Only the lines from the one with "What React, TypeScript" through the one with "const FS = 20;", inclusive, should be echoed exactly; pictures are left out.
Start of Data
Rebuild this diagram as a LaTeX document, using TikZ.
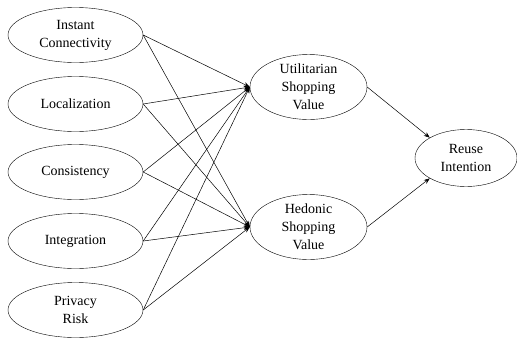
\documentclass[tikz,border=0pt]{standalone}
\usepackage{fontspec}
\setmainfont{Liberation Serif}
\usetikzlibrary{shapes.geometric, arrows.meta, positioning}

\begin{document}
\begin{tikzpicture}[x=1pt, y=-1pt,
        construct/.style={draw, ellipse, inner sep=0pt, align=center,
            font=\fontsize{14}{18}\selectfont},
        left construct/.style={construct, minimum width=135pt, minimum height=55pt},
        mid construct/.style={construct, minimum width=117pt, minimum height=57pt},
        path/.style={-{Stealth[length=6pt, width=4.5pt]}, line width=0.5pt}]
        \useasboundingbox (0, 0) rectangle (517, 338);

        % exogenous constructs
        \node[left construct] (IC) at (75.5, 35) {Instant\\Connectivity};
        \node[left construct] (LO) at (75.5, 104) {Localization};
        \node[left construct] (CO) at (75.5, 172) {Consistency};
        \node[left construct] (IN) at (75.5, 241) {Integration};
        \node[left construct] (PR) at (75.5, 310) {Privacy\\Risk};

        % mediators and outcome
        \node[mid construct] (USV) at (308.5, 87) {Utilitarian\\Shopping\\Value};
        \node[mid construct] (HSV) at (308.5, 227) {Hedonic\\Shopping\\Value};
        \node[construct, minimum width=102pt, minimum height=57pt] (RI) at (466, 158) {Reuse\\Intention};

        \foreach \src in {IC, LO, CO, IN, PR} {
            \draw[path] (\src.east) -- (USV.west);
            \draw[path] (\src.east) -- (HSV.west);
        }
        \draw[path] (USV.east) -- (RI.north west);
        \draw[path] (HSV.east) -- (RI.south west);
    \end{tikzpicture}
\end{document}
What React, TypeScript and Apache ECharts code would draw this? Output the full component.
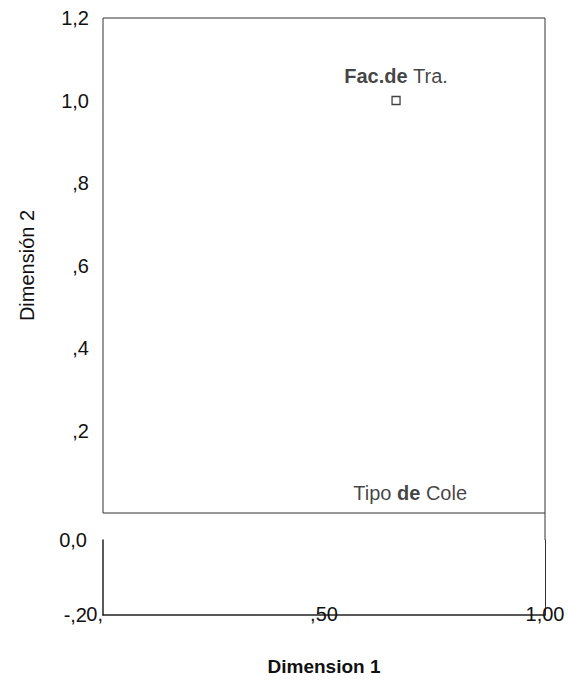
import React, { useEffect, useRef } from "react";
import * as echarts from "echarts";

const pointNames = ["Fac.de Tra.", "Tipo de Cole"];
const dim1Values = [0.663, 0.695];
const dim2Values = [1.0, 0.0];
const pointVisible = [true, false];

const yTicksTop: Record<string, string> = { "1.2": "1,2", "1": "1,0", "0.8": ",8", "0.6": ",6", "0.4": ",4", "0.2": ",2", "0": "" };
const yTicksBottom: Record<string, string> = { "0": "0,0", "-0.2": "-,2" };
const xTicks: Record<string, string> = { "0": "0,", "0.5": ",50", "1": "1,00" };

const FONT = "'Liberation Sans', Arial, sans-serif";
const FS = 20;

function richLabel(name: string): string {
  if (name.startsWith("Fac")) return "{b|Fac.de} {n|Tra.}";
  const i = name.indexOf(" de ");
  return "{n|" + name.slice(0, i + 1) + "}{b|de}{n|" + name.slice(i + 3) + "}";
}

export default function App() {
  const ref = useRef<HTMLDivElement>(null);
  useEffect(() => {
    document.body.style.margin = "0";
    if (!ref.current) return;
    const chart = echarts.init(ref.current, undefined, { renderer: "svg" });
    const data = pointNames.map((n, i) => ({
      name: n,
      value: [dim1Values[i], dim2Values[i]],
      symbolSize: pointVisible[i] ? 8 : 0,
      label: { formatter: richLabel(n) },
    }));
    chart.setOption({
      animation: false,
      backgroundColor: "#fff",
      textStyle: { fontFamily: FONT },
      grid: [
        { left: 103, top: 18, width: 442, height: 495, show: true, borderColor: "#333", borderWidth: 1, backgroundColor: "transparent" },
        { left: 103, top: 540, width: 442, height: 75 },
      ],
      xAxis: [
        { gridIndex: 0, type: "value", min: 0, max: 1, axisLine: { show: false }, axisTick: { show: false }, axisLabel: { show: false }, splitLine: { show: false } },
        {
          gridIndex: 1, type: "value", min: 0, max: 1, interval: 0.5,
          axisLine: { show: true, onZero: false, lineStyle: { color: "#222", width: 1.5 } },
          axisTick: { show: false }, splitLine: { show: false },
          axisLabel: { color: "#111", fontSize: FS, fontFamily: FONT, margin: -11, alignMinLabel: "right", formatter: (v: number) => xTicks[String(v)] ?? "" },
        },
      ],
      yAxis: [
        {
          gridIndex: 0, type: "value", min: 0, max: 1.2, interval: 0.2,
          axisLine: { show: false }, axisTick: { show: false }, splitLine: { show: false },
          axisLabel: { color: "#111", fontSize: FS, fontFamily: FONT, margin: 14, formatter: (v: number) => yTicksTop[String(Math.round(v * 10) / 10)] ?? "" },
          name: "Dimensión 2", nameLocation: "middle", nameGap: 66, nameRotate: 90,
          nameTextStyle: { fontSize: 20, color: "#111", fontFamily: FONT },
        },
        {
          gridIndex: 1, type: "value", min: -0.2, max: 0, interval: 0.2, position: "left",
          axisLine: { show: true, onZero: false, lineStyle: { color: "#222", width: 1.5 } },
          axisTick: { show: false }, splitLine: { show: false },
          axisLabel: { color: "#111", fontSize: FS, fontFamily: FONT, margin: 16, formatter: (v: number) => yTicksBottom[String(Math.round(v * 10) / 10)] ?? "" },
        },
        {
          gridIndex: 1, type: "value", min: -0.2, max: 0, position: "right",
          axisLine: { show: true, onZero: false, lineStyle: { color: "#333", width: 1 } },
          axisTick: { show: false }, axisLabel: { show: false }, splitLine: { show: false },
        },
      ],
      graphic: [
        { type: "line", shape: { x1: 545, y1: 513, x2: 545, y2: 540 }, style: { stroke: "#333", lineWidth: 1 } },
        { type: "text", x: 324, y: 666, style: { text: "Dimension 1", font: "bold 19px " + FONT, fill: "#111", textAlign: "center", textVerticalAlign: "middle" } },
      ],
      series: [
        {
          type: "scatter", xAxisIndex: 0, yAxisIndex: 0,
          symbol: "rect", symbolSize: 8,
          itemStyle: { color: "#fff", borderColor: "#111", borderWidth: 1.3 },
          label: {
            show: true, position: "top", distance: 10, color: "#111", fontSize: FS, fontFamily: FONT,
            rich: {
              b: { fontWeight: "bold", fontSize: FS, color: "#111", fontFamily: FONT },
              n: { fontSize: FS, color: "#111", fontFamily: FONT },
            },
          },
          data,
        },
      ],
    });
    return () => chart.dispose();
  }, []);
  return <div ref={ref} style={{ width: 568, height: 690 }} />;
}
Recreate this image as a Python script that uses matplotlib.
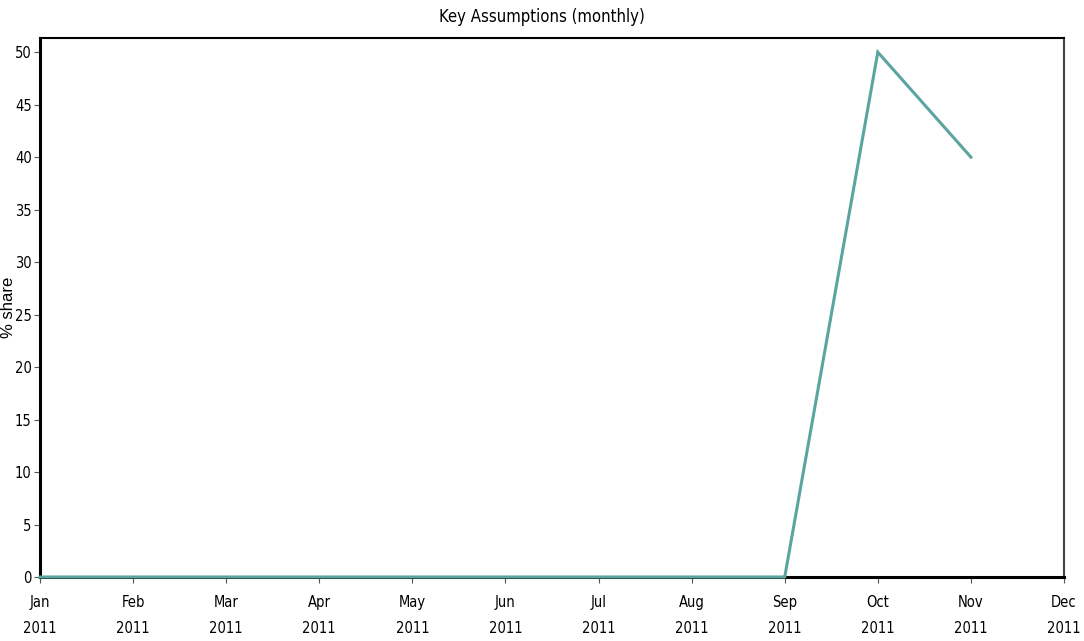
import numpy as np
import matplotlib
matplotlib.use("Agg")
import matplotlib.pyplot as plt

months = ["Jan", "Feb", "Mar", "Apr", "May", "Jun", "Jul", "Aug", "Sep", "Oct", "Nov", "Dec"]
year = "2011"
share = [0, 0, 0, 0, 0, 0, 0, 0, 0, 50, 40]
yticks = [0, 5, 10, 15, 20, 25, 30, 35, 40, 45, 50]

narrow = ["Liberation Sans Narrow", "DejaVu Sans"]
font = dict(family=narrow, stretch="condensed")

fig = plt.figure(figsize=(10.84, 6.41), dpi=100)
ax = fig.add_axes([40 / 1084, 1 - 577 / 641, 1024 / 1084, 539 / 641])

x = np.arange(len(share))
ax.plot(x, share, color="#5ba5a0", linewidth=2.2, solid_joinstyle="miter", zorder=5, clip_on=False)

ax.set_xlim(0, len(months) - 1)
ax.set_ylim(0, 51.35)
ax.set_xticks(np.arange(len(months)))
ax.set_xticklabels([f"{m}\n{year}" for m in months], fontsize=10.5, linespacing=1.95, **font)
ax.set_yticks(yticks)
ax.set_yticklabels([str(v) for v in yticks], fontsize=10.5, **font)
ax.tick_params(axis="y", direction="out", length=4, width=0.8, color="#555555", pad=2)
ax.tick_params(axis="x", direction="out", length=4, width=0.8, color="#555555", pad=9)

for side in ["left", "bottom"]:
    ax.spines[side].set_linewidth(2.2)
    ax.spines[side].set_color("black")
ax.spines["top"].set_linewidth(1.5)
ax.spines["top"].set_color("black")
ax.spines["right"].set_linewidth(1.5)
ax.spines["right"].set_color("#444444")

ax.set_ylabel("% share", fontsize=12, family="Liberation Sans")
ax.yaxis.set_label_coords(-0.0235, 0.5)
fig.text(0.5, 1 - 17 / 641, "Key Assumptions (monthly)", ha="center", va="center", fontsize=12, **font)

fig.savefig("out.png", dpi=100, facecolor="white")
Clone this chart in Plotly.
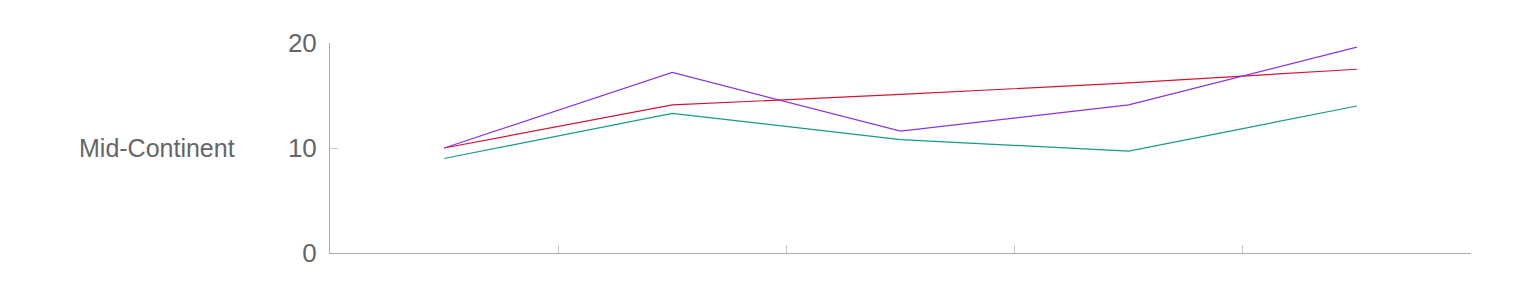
import plotly.graph_objects as go

categories = ["2019", "2020", "2021", "2022", "2023"]
red_vals = [10.0, 14.1, 15.1, 16.2, 17.5]
purple_vals = [10.0, 17.2, 11.6, 14.1, 19.6]
teal_vals = [9.0, 13.3, 10.8, 9.7, 14.0]
row_label = "Mid-Continent"
y_ticks = [0, 10, 20]

fig = go.Figure()
fig.add_trace(go.Scatter(x=categories, y=teal_vals, mode="lines",
                         line=dict(color="#18998a", width=1.2), name="A"))
fig.add_trace(go.Scatter(x=categories, y=red_vals, mode="lines",
                         line=dict(color="#d21733", width=1.2), name="B"))
fig.add_trace(go.Scatter(x=categories, y=purple_vals, mode="lines",
                         line=dict(color="#8a33e0", width=1.2), name="C"))

font_family = "Arial, 'Liberation Sans', sans-serif"
fig.update_layout(
    width=1536, height=300,
    margin=dict(l=330, r=65, t=43, b=47),
    paper_bgcolor="white", plot_bgcolor="white",
    showlegend=False,
    font=dict(family=font_family, color="#666666"),
    xaxis=dict(
        type="category", range=[-0.5, 4.5], showgrid=False, zeroline=False,
        showline=True, linecolor="#aaaaaa", linewidth=1,
        ticks="inside", tickson="boundaries", ticklen=8, tickcolor="#c8c8c8",
        showticklabels=False,
    ),
    yaxis=dict(
        range=[0, 20], tickvals=y_ticks, showgrid=False, zeroline=False,
        showline=True, linecolor="#aaaaaa", linewidth=1,
        ticks="inside", ticklen=8, tickcolor="#c8c8c8",
        tickfont=dict(size=26, color="#666666", family=font_family),
        ticklabelstandoff=7,
    ),
    annotations=[dict(
        text=row_label, xref="paper", yref="y", x=-0.0815, y=10,
        xanchor="right", yanchor="middle", showarrow=False,
        font=dict(size=25, color="#666666", family=font_family),
    )],
)

fig.write_html("out.html")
End of Data
**Exercise response:**
What React, TypeScript and Apache ECharts code would draw this? Output the full component.
import React, { useEffect, useRef } from "react";
import * as echarts from "echarts";

const pointNames = ["Fac.de Tra.", "Tipo de Cole"];
const dim1Values = [0.663, 0.695];
const dim2Values = [1.0, 0.0];
const pointVisible = [true, false];

const yTicksTop: Record<string, string> = { "1.2": "1,2", "1": "1,0", "0.8": ",8", "0.6": ",6", "0.4": ",4", "0.2": ",2", "0": "" };
const yTicksBottom: Record<string, string> = { "0": "0,0", "-0.2": "-,2" };
const xTicks: Record<string, string> = { "0": "0,", "0.5": ",50", "1": "1,00" };

const FONT = "'Liberation Sans', Arial, sans-serif";
const FS = 20;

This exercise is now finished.